Sunday, July 15, 2007

Trinity & Church VI - The Relational Image

Continued from Part V

Just as it was not an undifferentiated divine monad that created humanity, so also it was not merely the human monadic individual that was made in the image and likeness of God. Not only do we have the “let us” in Gen. 1:26-27, but at the end of that passage we read “in the image of God he created him; male and female he created them.”

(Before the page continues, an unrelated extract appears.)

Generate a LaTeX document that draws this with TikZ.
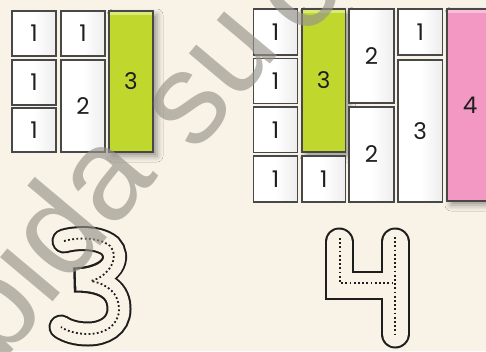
\documentclass[tikz,border=0pt]{standalone}
\usepackage{fontspec}
\setmainfont{Poppins}
\newfontfamily\wmfont{Liberation Sans}
\usetikzlibrary{shadows.blur}
\definecolor{bg}{RGB}{249,243,231}
\definecolor{lime}{RGB}{192,215,46}
\definecolor{limetop}{RGB}{218,234,120}
\definecolor{pinkbox}{RGB}{242,152,194}
\definecolor{pinktop}{RGB}{248,190,218}
\definecolor{edge}{RGB}{72,72,72}
\definecolor{wmgray}{RGB}{150,147,138}
\definecolor{ink}{RGB}{30,30,30}
\begin{document}
\begin{tikzpicture}[x=1pt,y=-1pt,
  base/.style={draw=edge, line width=1.1pt, rectangle, anchor=north west,
    inner sep=0pt, outer sep=0pt, font=\fontsize{23}{23}\selectfont, text=ink},
  wcell/.style={base, left color=white, right color=black!7, middle color=white},
  gloss/.style={base, fill=#1,
    blur shadow={shadow xshift=4pt, shadow yshift=-4pt, shadow blur radius=6pt, shadow opacity=40}},
  gcell/.style={gloss=lime, path picture={\fill[limetop] (path picture bounding box.north west) rectangle ([yshift=-4pt]path picture bounding box.north east);}},
  pcell/.style={gloss=pinkbox, path picture={\fill[pinktop] (path picture bounding box.north west) rectangle ([yshift=-4pt]path picture bounding box.north east);}},
  outerstroke/.style={draw=ink, line width=#1, line cap=round, line join=miter},
  innerstroke/.style={draw=bg, line width=#1, line cap=round, line join=miter},
  dotline/.style={draw=ink, line width=1.8pt, dash pattern=on 1.8pt off 2.4pt},
  wmtext/.style={font=\wmfont\fontsize{130}{130}\selectfont, text=wmgray, text opacity=0.65,
    inner sep=0pt, rotate=50, anchor=base west}
]
\useasboundingbox (0,0) rectangle (486,351);
\fill[bg] (0,0) rectangle (486,351);
\clip (0,0) rectangle (486,351);

% left group
\node[gcell, minimum width=44pt, minimum height=141pt] (lg3) at (109,11) {3};
\node[wcell, minimum width=44pt, minimum height=45pt] (l11) at (12,11) {1};
\node[wcell, minimum width=44pt, minimum height=45pt] (l21) at (12,60) {1};
\node[wcell, minimum width=44pt, minimum height=44pt] (l31) at (12,108) {1};
\node[wcell, minimum width=44pt, minimum height=45pt] (l12) at (61,11) {1};
\node[wcell, minimum width=44pt, minimum height=92pt] (l22) at (61,60) {2};

% right group
\node[pcell, minimum width=46pt, minimum height=192pt] (rp4) at (447,9) {4};
\node[gcell, minimum width=43.5pt, minimum height=143pt] (rg3) at (302,9) {3};
\node[wcell, minimum width=44pt, minimum height=46pt] (ra1) at (253.5,9) {1};
\node[wcell, minimum width=44pt, minimum height=45pt] (ra2) at (253.5,58.5) {1};
\node[wcell, minimum width=44pt, minimum height=45.5pt] (ra3) at (253.5,107) {1};
\node[wcell, minimum width=44pt, minimum height=46pt] (ra4) at (253.5,156) {1};
\node[wcell, minimum width=43.5pt, minimum height=46pt] (rb4) at (302,156) {1};
\node[wcell, minimum width=45pt, minimum height=94pt] (rc1) at (349,9) {2};
\node[wcell, minimum width=45pt, minimum height=95pt] (rc2) at (349,107) {2};
\node[wcell, minimum width=44.5pt, minimum height=46pt] (rd1) at (398,9) {1};
\node[wcell, minimum width=44.5pt, minimum height=142pt] (rd2) at (398,60) {3};

% hollow digit 3
\draw[outerstroke=25pt] (64,241) .. controls (74,238) and (98,236) .. (110,246)
  .. controls (120,256) and (116,278) .. (74,280)
  .. controls (108,280) and (119,292) .. (119,309)
  .. controls (119,326) and (104,334) .. (88,334)
  .. controls (76,334) and (67,331) .. (61,327);
\draw[innerstroke=21pt] (64,241) .. controls (74,238) and (98,236) .. (110,246)
  .. controls (120,256) and (116,278) .. (76.5,280)
  .. controls (108,280) and (119,292) .. (119,309)
  .. controls (119,326) and (104,334) .. (88,334)
  .. controls (76,334) and (67,331) .. (61,327);
\draw[dotline] (64,241) .. controls (74,238) and (98,236) .. (110,246)
  .. controls (120,256) and (110,276) .. (91,281)
  .. controls (108,284) and (119,294) .. (119,309)
  .. controls (119,326) and (104,334) .. (88,334)
  .. controls (76,334) and (67,331) .. (61,327);

% hollow digit 4
\draw[outerstroke=29pt] (339,242) -- (339,285.5) -- (395,285.5) (395,242) -- (395,334);
\draw[innerstroke=25pt] (339,242) -- (339,285.5) -- (395,285.5) (395,242) -- (395,334);
\draw[dotline] (340,238) -- (340,283) -- (395,283);
\draw[dotline] (395,237) -- (395,336);

% watermark
\node[wmtext] (wm1) at (-193.9,596.9) {Prohibida};
\node[wmtext] (wm2) at (195,154.6) {su};
\node[wmtext] (wm3) at (305,41.6) {comercialización};
\end{tikzpicture}
\end{document}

The alternation between “him” and “them” as well as the “male and female” strongly supports an interpretation of the image that embraces man’s social life, the pairing of male and female being paradigmatic. Moreover, I agree with Francis Watson when he argues that Barth does not go far enough when he describes the image of God in a strictly dualistic fashion as male and female corresponding to Father and Son (Church Dogmatics 3/1, pp. 182-205). Watson argues that “it is preferable to speak of an open community at both the divine and human levels. The triune God seeks communion with the human other; correspondingly, male and female do not remain self-enclosed but are fruitful and multiply” (Text, Church, and World: Biblical Interpretation in Theological Perspective [Edinburgh: T & T Clark, 1994], p. 150).

Just as God is essentially a relational being, so also man is ineradicably relational. Adam and Eve are who they are in relation to God and to one another. Walter Brueggemann notes, “On the one hand, mankind is a single entity. All human persons stand in solitary before God. But on the other hand, humankind is a community, male and female. And no one is the full image of God alone. Only in community of humankind is God reflected. God is, according to this bold affirmation, not mirrored as an individual but as a community" (Genesis [John Knox Press, 1982], p. 34).

Colin Gunton gives the following answer to the question, “In what sense are we like the triune God, while being ontologically totally other than he?”:
Likeness to God consists in the fact that human beings are persons while the remainder of the created world is not. We are in certain ways analogous to the persons of the Trinity, in particular in being in mutually constitutive relations to other persons. Who and what we are derives not only from our relations with God, our creator, but to those others who have made and continue to make us what we are. Just as Father, Son, and Holy Spirit constitute the being of God, so created persons are those who, insofar as they are authentically personal—and we shall return tot his matter—are characterized by subsisting in mutually constitutive relations with one another. . . . Just as to be God is not to be an individual, so to be man, as male and female, is to be created for life in community (The Triune Creator: A Historical and Systematic Study [Eerdmans, 1998], p. 208).